# Bike Shop in Sacramento



## iConnekt (Dec 8, 2013)

This is a kind of a strange question... This morning it's quite windy here in Reno, so I am thinking to drive down to Sacramento and look around to buy a winter bib for myself. Anyone can suggest me where I can find the best deals in Sacramento? Which would be the "best" shop?


----------



## HIPCHIP (Apr 23, 2009)

I don't know all the bicycle shops in Sacramento, but the ones I have dealt with are Bicycles Plus in Folsom 705 Gold Lake Dr, Folsom · (916) 355-8901 and Mad Cat Bicycles 3257 Folsom Blvd, Sacramento · (916) 488-8588 "2645 Marconi Ave" 
Hours 
Winter Hours Mon-Sat 10am-6pm, Sun. Closed for riding 
Phone 
(916) 488-8588 
Marconi Ave is the one I went to and one of these is listed as being closed. 

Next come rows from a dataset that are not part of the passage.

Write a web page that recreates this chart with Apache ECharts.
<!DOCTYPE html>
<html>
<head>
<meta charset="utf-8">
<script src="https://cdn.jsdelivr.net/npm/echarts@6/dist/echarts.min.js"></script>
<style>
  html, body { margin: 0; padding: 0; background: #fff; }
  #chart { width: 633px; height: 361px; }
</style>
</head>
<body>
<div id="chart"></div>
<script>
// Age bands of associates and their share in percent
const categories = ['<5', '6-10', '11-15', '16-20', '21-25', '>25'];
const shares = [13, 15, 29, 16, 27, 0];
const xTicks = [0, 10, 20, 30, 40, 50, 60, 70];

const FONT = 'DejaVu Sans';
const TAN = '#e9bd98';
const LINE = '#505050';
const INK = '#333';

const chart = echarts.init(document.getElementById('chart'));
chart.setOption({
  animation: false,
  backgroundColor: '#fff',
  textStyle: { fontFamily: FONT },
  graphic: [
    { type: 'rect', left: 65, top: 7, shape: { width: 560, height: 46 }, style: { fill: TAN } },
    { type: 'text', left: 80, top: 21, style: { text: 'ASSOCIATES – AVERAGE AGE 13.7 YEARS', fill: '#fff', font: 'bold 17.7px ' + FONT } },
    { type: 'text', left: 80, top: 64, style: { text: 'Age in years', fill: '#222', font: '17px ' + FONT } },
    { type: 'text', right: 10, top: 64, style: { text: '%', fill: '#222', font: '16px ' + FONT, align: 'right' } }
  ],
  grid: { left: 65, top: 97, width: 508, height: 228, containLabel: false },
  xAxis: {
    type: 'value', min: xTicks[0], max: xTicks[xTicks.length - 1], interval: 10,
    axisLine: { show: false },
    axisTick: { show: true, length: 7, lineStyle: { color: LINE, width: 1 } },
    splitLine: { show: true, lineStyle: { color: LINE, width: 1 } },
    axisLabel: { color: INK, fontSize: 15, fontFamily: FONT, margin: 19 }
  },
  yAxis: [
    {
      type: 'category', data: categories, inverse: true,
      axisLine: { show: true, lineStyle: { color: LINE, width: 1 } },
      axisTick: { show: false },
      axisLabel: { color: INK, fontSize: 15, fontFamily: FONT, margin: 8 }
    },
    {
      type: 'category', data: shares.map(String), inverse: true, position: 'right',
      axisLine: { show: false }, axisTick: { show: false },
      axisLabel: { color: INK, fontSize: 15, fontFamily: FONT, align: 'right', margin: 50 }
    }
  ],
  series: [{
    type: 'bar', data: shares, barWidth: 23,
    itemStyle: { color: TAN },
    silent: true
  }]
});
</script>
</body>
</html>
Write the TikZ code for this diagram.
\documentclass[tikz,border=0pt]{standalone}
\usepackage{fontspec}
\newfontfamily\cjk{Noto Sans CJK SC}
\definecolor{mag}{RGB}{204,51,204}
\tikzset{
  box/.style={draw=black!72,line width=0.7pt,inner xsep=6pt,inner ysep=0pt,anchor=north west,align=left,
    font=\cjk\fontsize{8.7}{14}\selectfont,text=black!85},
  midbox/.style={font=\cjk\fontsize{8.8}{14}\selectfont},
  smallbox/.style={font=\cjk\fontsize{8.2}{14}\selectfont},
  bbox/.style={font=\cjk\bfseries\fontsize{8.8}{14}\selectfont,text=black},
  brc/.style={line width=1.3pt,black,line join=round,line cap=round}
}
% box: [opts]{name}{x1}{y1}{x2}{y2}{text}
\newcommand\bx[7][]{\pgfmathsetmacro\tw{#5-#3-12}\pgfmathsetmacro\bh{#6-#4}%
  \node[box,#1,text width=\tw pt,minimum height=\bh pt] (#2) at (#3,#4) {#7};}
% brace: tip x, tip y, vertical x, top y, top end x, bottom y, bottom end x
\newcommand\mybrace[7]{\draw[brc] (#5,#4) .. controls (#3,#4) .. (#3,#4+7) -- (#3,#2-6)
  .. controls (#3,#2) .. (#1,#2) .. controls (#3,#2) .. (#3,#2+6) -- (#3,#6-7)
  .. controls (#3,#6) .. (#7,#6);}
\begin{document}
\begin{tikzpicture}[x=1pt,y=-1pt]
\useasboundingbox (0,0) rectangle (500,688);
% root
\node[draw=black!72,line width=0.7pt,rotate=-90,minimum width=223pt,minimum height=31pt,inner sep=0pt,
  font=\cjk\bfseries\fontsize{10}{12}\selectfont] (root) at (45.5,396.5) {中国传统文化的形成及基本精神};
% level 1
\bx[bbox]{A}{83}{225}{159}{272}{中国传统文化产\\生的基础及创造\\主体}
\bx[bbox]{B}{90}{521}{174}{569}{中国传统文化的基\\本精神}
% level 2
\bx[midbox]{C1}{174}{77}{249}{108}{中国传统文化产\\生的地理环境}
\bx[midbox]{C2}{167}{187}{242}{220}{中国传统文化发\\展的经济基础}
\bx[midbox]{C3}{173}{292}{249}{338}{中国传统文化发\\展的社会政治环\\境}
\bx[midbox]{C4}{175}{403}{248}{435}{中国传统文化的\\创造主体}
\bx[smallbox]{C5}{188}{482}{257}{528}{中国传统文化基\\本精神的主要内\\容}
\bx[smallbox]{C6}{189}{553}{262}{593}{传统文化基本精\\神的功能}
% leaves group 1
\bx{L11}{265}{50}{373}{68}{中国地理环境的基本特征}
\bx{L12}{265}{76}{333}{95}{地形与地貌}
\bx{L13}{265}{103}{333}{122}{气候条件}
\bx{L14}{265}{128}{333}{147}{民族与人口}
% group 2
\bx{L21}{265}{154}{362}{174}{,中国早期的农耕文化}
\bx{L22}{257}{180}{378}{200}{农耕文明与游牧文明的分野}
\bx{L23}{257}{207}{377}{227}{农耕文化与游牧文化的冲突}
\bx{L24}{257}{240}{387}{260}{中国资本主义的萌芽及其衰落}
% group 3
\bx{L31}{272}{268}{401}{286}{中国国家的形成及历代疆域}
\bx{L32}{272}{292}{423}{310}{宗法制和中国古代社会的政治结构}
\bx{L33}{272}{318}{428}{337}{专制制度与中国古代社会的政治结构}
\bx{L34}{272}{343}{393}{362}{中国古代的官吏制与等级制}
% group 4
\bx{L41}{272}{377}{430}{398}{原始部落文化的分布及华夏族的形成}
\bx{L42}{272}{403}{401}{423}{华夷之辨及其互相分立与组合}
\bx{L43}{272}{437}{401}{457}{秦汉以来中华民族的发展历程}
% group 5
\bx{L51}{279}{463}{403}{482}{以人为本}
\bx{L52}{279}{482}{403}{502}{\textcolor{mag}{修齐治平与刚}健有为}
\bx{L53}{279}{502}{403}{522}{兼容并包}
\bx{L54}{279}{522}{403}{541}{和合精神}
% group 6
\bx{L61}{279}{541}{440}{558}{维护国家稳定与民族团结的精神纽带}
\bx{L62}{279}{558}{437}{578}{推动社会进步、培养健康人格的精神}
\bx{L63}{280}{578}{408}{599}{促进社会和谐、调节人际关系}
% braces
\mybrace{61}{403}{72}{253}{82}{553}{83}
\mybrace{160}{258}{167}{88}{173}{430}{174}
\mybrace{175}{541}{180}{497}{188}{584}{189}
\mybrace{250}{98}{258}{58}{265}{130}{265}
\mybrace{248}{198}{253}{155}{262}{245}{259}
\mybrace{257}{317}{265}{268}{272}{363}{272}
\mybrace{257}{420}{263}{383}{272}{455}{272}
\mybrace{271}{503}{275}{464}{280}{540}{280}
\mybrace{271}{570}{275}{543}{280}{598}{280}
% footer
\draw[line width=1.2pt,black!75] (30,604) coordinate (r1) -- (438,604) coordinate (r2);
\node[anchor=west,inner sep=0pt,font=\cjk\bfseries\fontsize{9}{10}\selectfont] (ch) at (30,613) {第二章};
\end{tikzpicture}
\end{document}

Both the above shops seemed to have more items than other stores I've been in and are more race oriented, so very knowledgeable. Davis, Ca, which is a little further, has tons of bike shops. Davis Wheelworks is also a race shop and Ken's bike and ski has a huge supply of gear. A little further into Vacaville is Pearl Izumi, but get good directions as it's in a shopping center and a little harder to locate, but better prices for the most part.


----------



## redmr2_man (Dec 22, 2009)

madcat went out of business a year ago.

Bicycles plus in folsom, and kinetic in elk grove are top tier specialized stores that have alot of different specy bibs. I think they both carry endura and louis garneau. 

Mikes bikes / city bikes / etc don't have a great winter bib selection. I would take the time to call performance bike and REI to see what they have in stock. 

I found the endura and specialized full length winter bibs to fit a little weird on my body type. Bellwether and pearl izumi had a similar profile. Louis garneau fit comfortably in the middle. I went through the same thing the last few years, tracking down places that had full winter bibs in stock, it was quite a hunt! Best of luck.


----------



## rondi (May 30, 2009)

And while at Bicycles Plus--step over to Karens bakery and have a roll


----------